I don't know if that's so much a mistake as it is ambiguity though? To me, using the viewer's perspective in this case seems totally reasonable.
Does it still use the viewer's perspective if the prompt specifies "Put a strawberry in the _patient's left eye_"? If it does, then you're onto something. Otherwise I completely disagree with this.
I think "the left eye" in this particular case (a photo of a skull made of pancake batter) is still very slightly ambiguous. "The skull's left eye" would not be.
“The right socket” can only be implied one way when talking about a body just like you only have one right hand despite the fact that it is on my left when looking at you.

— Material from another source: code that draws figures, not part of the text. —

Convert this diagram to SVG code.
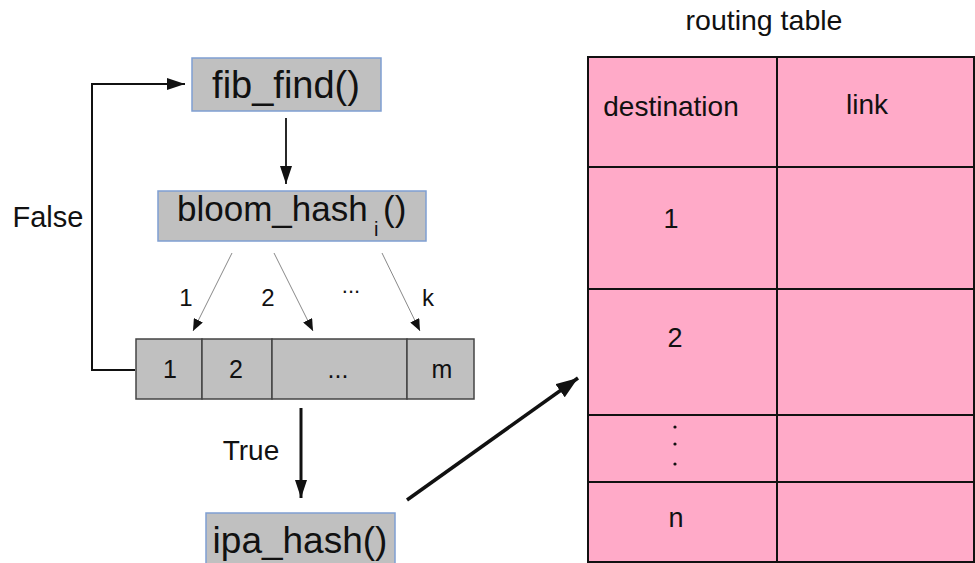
<svg xmlns="http://www.w3.org/2000/svg" width="975" height="563" viewBox="0 0 975 563">
<defs>
<style>
text{font-family:"Liberation Sans",Arial,sans-serif;fill:#111}
.fn{fill:#c0c0c0;stroke:#7f9fd2;stroke-width:1.5}
.cell{fill:#c0c0c0;stroke:#444;stroke-width:1.5}
.tbl{fill:#ffaac8;stroke:#111;stroke-width:2}
.ln{fill:none;stroke:#111}
.thin{fill:none;stroke:#888;stroke-width:1}
</style>
<marker id="ah" markerUnits="userSpaceOnUse" markerWidth="18" markerHeight="12" refX="18" refY="6" orient="auto"><path d="M0,0 L18,6 L0,12 z" fill="#111"/></marker>
<marker id="ahb" markerUnits="userSpaceOnUse" markerWidth="22" markerHeight="16" refX="22" refY="8" orient="auto"><path d="M0,0 L22,8 L0,16 z" fill="#111"/></marker>
<marker id="ahs" markerUnits="userSpaceOnUse" markerWidth="12" markerHeight="10" refX="12" refY="5" orient="auto"><path d="M0,0 L12,5 L0,10 z" fill="#111"/></marker>
</defs>
<rect width="975" height="563" fill="#fff"/>

<g id="connectors">
<line class="ln" x1="286" y1="118" x2="286" y2="184" stroke-width="1.8" marker-end="url(#ah)"/>
<polyline class="ln" points="135,370 92,370 92,84 185,84" stroke-width="2" marker-end="url(#ah)"/>
<line class="thin" x1="232" y1="253" x2="193" y2="331" marker-end="url(#ahs)"/>
<line class="thin" x1="274" y1="253" x2="313" y2="331" marker-end="url(#ahs)"/>
<line class="thin" x1="382" y1="253" x2="420" y2="331" marker-end="url(#ahs)"/>
<line class="ln" x1="301" y1="408" x2="301" y2="498" stroke="#333" stroke-width="3" marker-end="url(#ah)"/>
<line class="ln" x1="407" y1="500" x2="578" y2="378" stroke-width="3.5" marker-end="url(#ahb)"/>
<text x="48" y="227" font-size="29" text-anchor="middle">False</text>
<text x="186" y="306" font-size="24" text-anchor="middle">1</text>
<text x="268" y="306" font-size="24" text-anchor="middle">2</text>
<text x="351" y="293" font-size="22" text-anchor="middle">...</text>
<text x="428" y="306" font-size="24" text-anchor="middle">k</text>
<text x="251" y="460" font-size="28" text-anchor="middle">True</text>
</g>

<g id="fib_find">
<rect class="fn" x="192" y="58" width="189" height="53"/>
<text x="286" y="98" font-size="38" text-anchor="middle">fib_find()</text>
</g>

<g id="bloom_hash">
<rect class="fn" x="158" y="191" width="268" height="50"/>
<text y="221" font-size="35"><tspan x="177">bloom_hash</tspan><tspan x="374" y="236" font-size="20">i</tspan><tspan x="383" y="221">()</tspan></text>
</g>

<g id="bit_array">
<rect class="cell" x="136" y="339" width="66" height="60"/>
<rect class="cell" x="202" y="339" width="70" height="60"/>
<rect class="cell" x="272" y="339" width="135" height="60"/>
<rect class="cell" x="407" y="339" width="67" height="60"/>
<text x="170" y="378" font-size="25" text-anchor="middle">1</text>
<text x="236" y="378" font-size="25" text-anchor="middle">2</text>
<text x="338" y="378" font-size="25" text-anchor="middle">...</text>
<text x="442" y="378" font-size="25" text-anchor="middle">m</text>
</g>

<g id="ipa_hash">
<rect class="fn" x="206" y="513" width="189" height="54"/>
<text x="300" y="553" font-size="37" text-anchor="middle">ipa_hash()</text>
</g>

<g id="routing_table">
<text x="764" y="30" font-size="28.5" text-anchor="middle">routing table</text>
<rect class="tbl" x="588" y="57" width="189" height="110"/>
<rect class="tbl" x="777" y="57" width="197" height="110"/>
<rect class="tbl" x="588" y="167" width="189" height="122"/>
<rect class="tbl" x="777" y="167" width="197" height="122"/>
<rect class="tbl" x="588" y="289" width="189" height="126"/>
<rect class="tbl" x="777" y="289" width="197" height="126"/>
<rect class="tbl" x="588" y="415" width="189" height="67"/>
<rect class="tbl" x="777" y="415" width="197" height="67"/>
<rect class="tbl" x="588" y="482" width="189" height="80"/>
<rect class="tbl" x="777" y="482" width="197" height="80"/>
<text x="671" y="116" font-size="28" text-anchor="middle">destination</text>
<text x="867" y="114" font-size="28" text-anchor="middle">link</text>
<text x="671" y="228" font-size="27" text-anchor="middle">1</text>
<text x="675" y="347" font-size="27" text-anchor="middle">2</text>
<circle cx="675" cy="427" r="1.6" fill="#111"/>
<circle cx="675" cy="444" r="1.6" fill="#111"/>
<circle cx="675" cy="464" r="1.6" fill="#111"/>
<text x="676" y="527" font-size="27" text-anchor="middle">n</text>
</g>
</svg>
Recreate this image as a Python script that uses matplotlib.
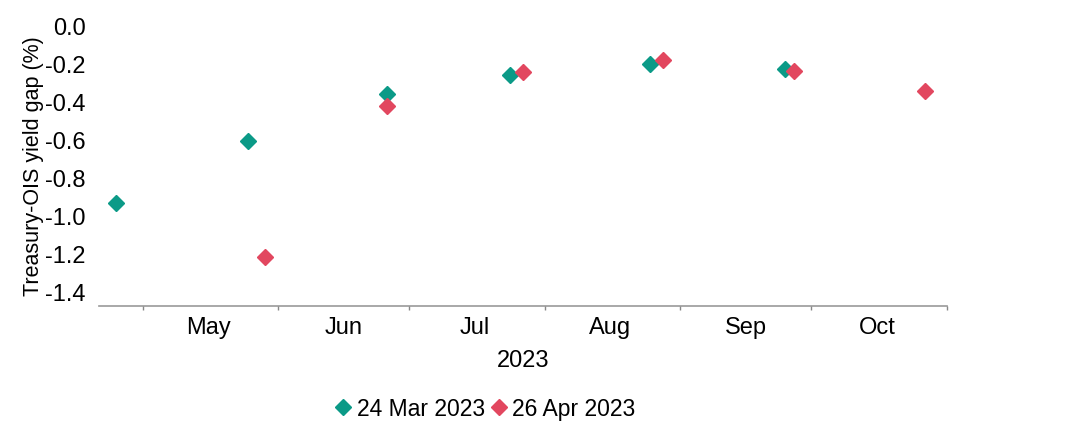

If you are facing a wall-plate with two power sockets on it side by side and you are telling someone to plug something in, which one would be "the right socket", and which would be "the left socket"?
If above the wall-plate is a photo of a person and you are someone to draw a tattoo on the photo, which is "the right arm" and which is "the left arm"?
ETA: and if I were telling someone which socket to plug something into, it would absolutely be from the prospective of the person doing the plugging, not from inside the wall.
"Right hand" is practically a bigram that has more meaning, since handedness is such a common topic.
Also context matters, if you're talking to someone you would say "right shoulder" for _their_ right since you know it's an observer with different vantage point. Talking about a scene in a photo "the right shoulder" to me would more often mean right portion of the photo even if it was the person's left shoulder.
Does it still use the viewer's perspective if the prompt specifies "Put a strawberry in the _patient's left eye_"? If it does, then you're onto something. Otherwise I completely disagree with this.